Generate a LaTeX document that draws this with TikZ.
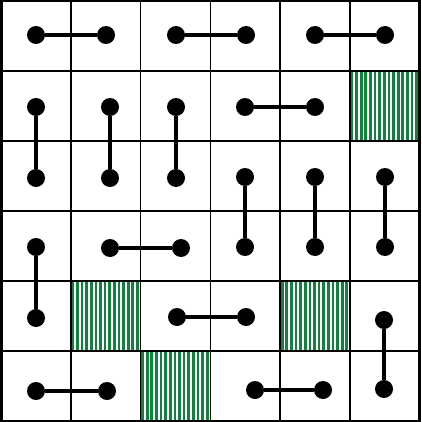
\documentclass[tikz,border=0pt]{standalone}
\definecolor{hatchgreen}{RGB}{18,128,62}
\begin{document}
\begin{tikzpicture}[
    x=1pt, y=-1pt,
    grid/.style={draw=black, line width=1.5pt},
    border/.style={draw=black, line width=3pt},
    stripe/.style={fill=hatchgreen},
    dot/.style={circle, fill=black, inner sep=0pt, minimum size=18pt},
    bond/.style={line width=4.5pt}
]
    \useasboundingbox (0,0) rectangle (421,422);
    \fill[white] (0,0) rectangle (421,422);

    % Blocked cells
    \foreach \c/\r in {5/1, 1/4, 4/4, 2/5} {
        \foreach \k in {0,...,14}
            \fill[stripe] (1+69.8*\c+0.6+\k*4.62, 1+70*\r) rectangle ++(2.7,70);
    }

    % Grid
    \foreach \i in {1,...,5} {
        \draw[grid] (1+69.8*\i,1) -- (1+69.8*\i,421);
        \draw[grid] (1,1+70*\i) -- (419.8,1+70*\i);
    }
    \draw[border] (1,1) rectangle (419.8,421);

    % Dots
    \node[dot] (a1) at (36,35) {};
    \node[dot] (b1) at (106,35) {};
    \node[dot] (c1) at (176,35) {};
    \node[dot] (d1) at (246,35) {};
    \node[dot] (e1) at (315,35) {};
    \node[dot] (f1) at (385,35) {};

    \node[dot] (a2) at (36,107) {};
    \node[dot] (b2) at (110,107) {};
    \node[dot] (c2) at (176,107) {};
    \node[dot] (d2) at (245,107) {};
    \node[dot] (e2) at (315,107) {};

    \node[dot] (a3) at (36,178) {};
    \node[dot] (b3) at (110,178) {};
    \node[dot] (c3) at (176,178) {};
    \node[dot] (d3) at (245,177) {};
    \node[dot] (e3) at (315,177) {};
    \node[dot] (f3) at (385,177) {};

    \node[dot] (a4) at (36,247) {};
    \node[dot] (b4) at (110,248) {};
    \node[dot] (c4) at (181,248) {};
    \node[dot] (d4) at (245,247) {};
    \node[dot] (e4) at (315,247) {};
    \node[dot] (f4) at (385,247) {};

    \node[dot] (a5) at (36,318) {};
    \node[dot] (c5) at (177,317) {};
    \node[dot] (d5) at (246,317) {};
    \node[dot] (f5) at (384,320) {};

    \node[dot] (a6) at (36,391) {};
    \node[dot] (b6) at (107,391) {};
    \node[dot] (d6) at (255,390) {};
    \node[dot] (e6) at (323,390) {};
    \node[dot] (f6) at (384,389) {};

    % Dominoes
    \draw[bond] (a1) -- (b1);
    \draw[bond] (c1) -- (d1);
    \draw[bond] (e1) -- (f1);
    \draw[bond] (a2) -- (a3);
    \draw[bond] (b2) -- (b3);
    \draw[bond] (c2) -- (c3);
    \draw[bond] (d2) -- (e2);
    \draw[bond] (d3) -- (d4);
    \draw[bond] (e3) -- (e4);
    \draw[bond] (f3) -- (f4);
    \draw[bond] (a4) -- (a5);
    \draw[bond] (b4) -- (c4);
    \draw[bond] (c5) -- (d5);
    \draw[bond] (f5) -- (f6);
    \draw[bond] (a6) -- (b6);
    \draw[bond] (d6) -- (e6);
\end{tikzpicture}
\end{document}
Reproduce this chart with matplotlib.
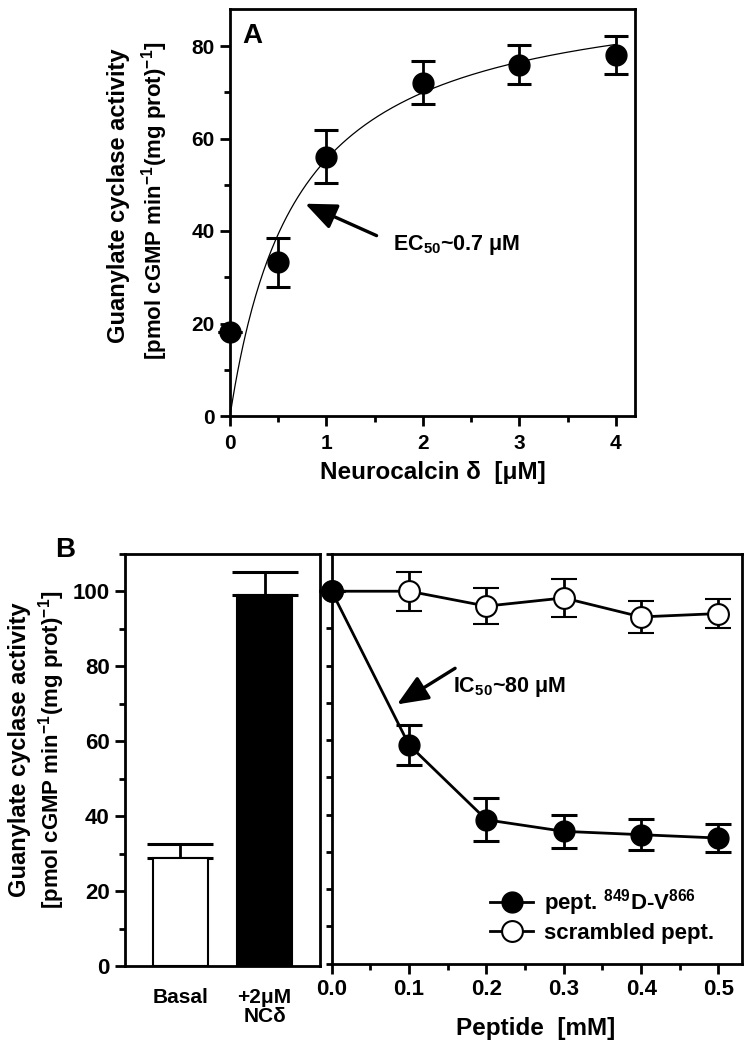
import numpy as np
import matplotlib
matplotlib.use("Agg")
import matplotlib.pyplot as plt
from matplotlib.ticker import MultipleLocator, FormatStrFormatter
from matplotlib.lines import Line2D

plt.rcParams['font.family'] = ['Liberation Sans', 'DejaVu Sans']
plt.rcParams['font.weight'] = 'bold'
plt.rcParams['mathtext.fontset'] = 'custom'
plt.rcParams['mathtext.rm'] = 'Liberation Sans:bold'
plt.rcParams['mathtext.it'] = 'Liberation Sans:bold'
plt.rcParams['mathtext.bf'] = 'Liberation Sans:bold'
plt.rcParams['mathtext.default'] = 'rm'

# ---------------- data ----------------
# Panel A
nc_conc = [0, 0.5, 1, 2, 3, 4]
nc_activity = [18.2, 33.2, 56.1, 72.1, 76.0, 78.1]
nc_err = [0, 5.3, 5.7, 4.7, 4.3, 4.1]
fit_vmax = 94.4
fit_ec50 = 0.7

# Panel B (bars)
bar_labels = ['Basal', '+2\u03bcM\nNC\u03b4']
bar_values = [28.8, 99.1]
bar_err = [3.8, 6.1]
bar_colors = ['white', 'black']

# Panel B (peptide)
pep_conc = [0.0, 0.1, 0.2, 0.3, 0.4, 0.5]
pep_activity = [100, 58.7, 38.6, 35.5, 34.6, 33.7]
pep_err = [0, 5.5, 5.8, 4.4, 4.1, 3.7]
scr_activity = [100, 100.0, 96.0, 98.2, 93.1, 94.0]
scr_err = [0, 5.2, 4.8, 5.0, 4.2, 3.9]

W, H = 752, 1050
fig = plt.figure(figsize=(W / 100, H / 100), dpi=100)


def rect(l, t, r, b):
    return [l / W, 1 - b / H, (r - l) / W, (b - t) / H]


SP = 2.0
MS = 15
ARROW = dict(arrowstyle='-|>,head_length=0.95,head_width=0.4',
             mutation_scale=20, color='black', lw=2.4, shrinkA=0, shrinkB=0)


def style(ax, fs):
    for s in ax.spines.values():
        s.set_linewidth(SP)
    ax.tick_params(which='major', direction='out', length=7, width=SP, labelsize=fs, pad=4)
    ax.tick_params(which='minor', direction='out', length=4.5, width=SP)


# ---------------- Panel A ----------------
axA = fig.add_axes(rect(230, 9, 635, 416))
style(axA, 15)
axA.set_xlim(0, 4.2)
axA.set_ylim(0, 88)
axA.xaxis.set_major_locator(MultipleLocator(1))
axA.xaxis.set_minor_locator(MultipleLocator(0.5))
axA.yaxis.set_major_locator(MultipleLocator(20))
axA.yaxis.set_minor_locator(MultipleLocator(10))
axA.tick_params(axis='x', which='major', pad=6)

xf = np.linspace(0, 4, 300)
axA.plot(xf, fit_vmax * xf / (fit_ec50 + xf), color='black', lw=0.9, zorder=2)
axA.errorbar(nc_conc, nc_activity, yerr=nc_err, fmt='o', color='black', ms=MS,
             elinewidth=2, capsize=8.6, capthick=2.2, clip_on=False, zorder=3)
axA.text(0.03, 0.965, 'A', transform=axA.transAxes, fontsize=20, fontweight='bold',
         va='top', ha='left')
axA.annotate('', xy=(0.78, 45.9), xytext=(1.52, 39.0), arrowprops=ARROW)
axA.text(1.69, 37.0, 'EC$_{50}$~0.7 \u03bcM', fontsize=15.5, va='center', ha='left')

fig.text(119, H - 196, 'Guanylate cyclase activity', transform=None, rotation=90,
         fontsize=17, ha='center', va='center')
fig.text(155, H - 201, '[pmol cGMP min$^{-1}$(mg prot)$^{-1}$]', transform=None,
         rotation=90, fontsize=16, ha='center', va='center')
fig.text(433, H - 473, 'Neurocalcin \u03b4  [\u03bcM]', transform=None, fontsize=17.5,
         ha='center', va='center')

# ---------------- Panel B left (bars) ----------------
axB1 = fig.add_axes(rect(125, 554, 320, 966))
style(axB1, 16)
axB1.set_xlim(-0.66, 1.66)
axB1.set_ylim(0, 110)
axB1.yaxis.set_major_locator(MultipleLocator(20))
axB1.yaxis.set_minor_locator(MultipleLocator(10))
xb = np.arange(len(bar_values))
axB1.bar(xb, bar_values, width=0.65, color=bar_colors, edgecolor='black', lw=1.5, zorder=2)
axB1.errorbar(xb, bar_values, yerr=[[0] * len(bar_err), bar_err], fmt='none',
              ecolor='black', elinewidth=2, capsize=24, capthick=2.2, zorder=1)
axB1.set_xticks(xb)
axB1.set_xticklabels(bar_labels, fontsize=15, linespacing=1.0)
axB1.tick_params(axis='x', which='both', length=0, pad=16)
axB1.text(-0.36, 1.01, 'B', transform=axB1.transAxes, fontsize=20, fontweight='bold',
          ha='left', va='center')
fig.text(20, H - 750, 'Guanylate cyclase activity', transform=None, rotation=90,
         fontsize=17, ha='center', va='center')
fig.text(52, H - 750, '[pmol cGMP min$^{-1}$(mg prot)$^{-1}$]', transform=None,
         rotation=90, fontsize=16, ha='center', va='center')

# ---------------- Panel B right (peptide) ----------------
axB2 = fig.add_axes(rect(331.7, 554, 741.7, 963.5))
style(axB2, 16)
axB2.set_xlim(0, 0.53)
axB2.set_ylim(0, 110)
axB2.xaxis.set_major_locator(MultipleLocator(0.1))
axB2.xaxis.set_minor_locator(MultipleLocator(0.05))
axB2.yaxis.set_major_locator(MultipleLocator(20))
axB2.yaxis.set_minor_locator(MultipleLocator(10))
axB2.xaxis.set_major_formatter(FormatStrFormatter('%.1f'))
axB2.tick_params(axis='y', which='both', labelleft=False, length=4.5)

axB2.errorbar(pep_conc, scr_activity, yerr=scr_err, fmt='-o', color='black', mfc='white',
              mec='black', mew=1.5, ms=MS, lw=2, elinewidth=2, capsize=9.7, capthick=2.2,
              clip_on=False, zorder=3)
axB2.errorbar(pep_conc, pep_activity, yerr=pep_err, fmt='-o', color='black', ms=MS,
              lw=2, elinewidth=2, capsize=9.7, capthick=2.2, clip_on=False, zorder=4)
axB2.annotate('', xy=(0.0845, 69.6), xytext=(0.1595, 79.3), arrowprops=ARROW)
axB2.text(0.157, 74.2, 'IC$_{50}$~80 \u03bcM', fontsize=15.5, va='center', ha='left')

h1 = Line2D([], [], color='black', marker='o', ms=MS, lw=2)
h2 = Line2D([], [], color='black', marker='o', ms=MS, lw=2, mfc='white', mew=1.5)
axB2.legend([h1, h2], ['pept. $^{849}$D-V$^{866}$', 'scrambled pept.'],
            loc='center left', bbox_to_anchor=(0.386, 0.117), frameon=False,
            fontsize=16, handlelength=1.95, handletextpad=0.5, labelspacing=0.2,
            borderpad=0, borderaxespad=0)

fig.text(536, H - 1028, 'Peptide  [mM]', transform=None, fontsize=17.5,
         ha='center', va='center')

fig.savefig('out.png', dpi=100)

________________________________________

** Task to carry out **
Do not include pictures. Give again exactly the lines starting at the one with "Reproduce this chart with matplotlib." and ending at the one with "plt.rcParams['mathtext.default'] = 'rm'", both included.

** Finished task **
Reproduce this chart with matplotlib.
import numpy as np
import matplotlib
matplotlib.use("Agg")
import matplotlib.pyplot as plt
from matplotlib.ticker import MultipleLocator, FormatStrFormatter
from matplotlib.lines import Line2D

plt.rcParams['font.family'] = ['Liberation Sans', 'DejaVu Sans']
plt.rcParams['font.weight'] = 'bold'
plt.rcParams['mathtext.fontset'] = 'custom'
plt.rcParams['mathtext.rm'] = 'Liberation Sans:bold'
plt.rcParams['mathtext.it'] = 'Liberation Sans:bold'
plt.rcParams['mathtext.bf'] = 'Liberation Sans:bold'
plt.rcParams['mathtext.default'] = 'rm'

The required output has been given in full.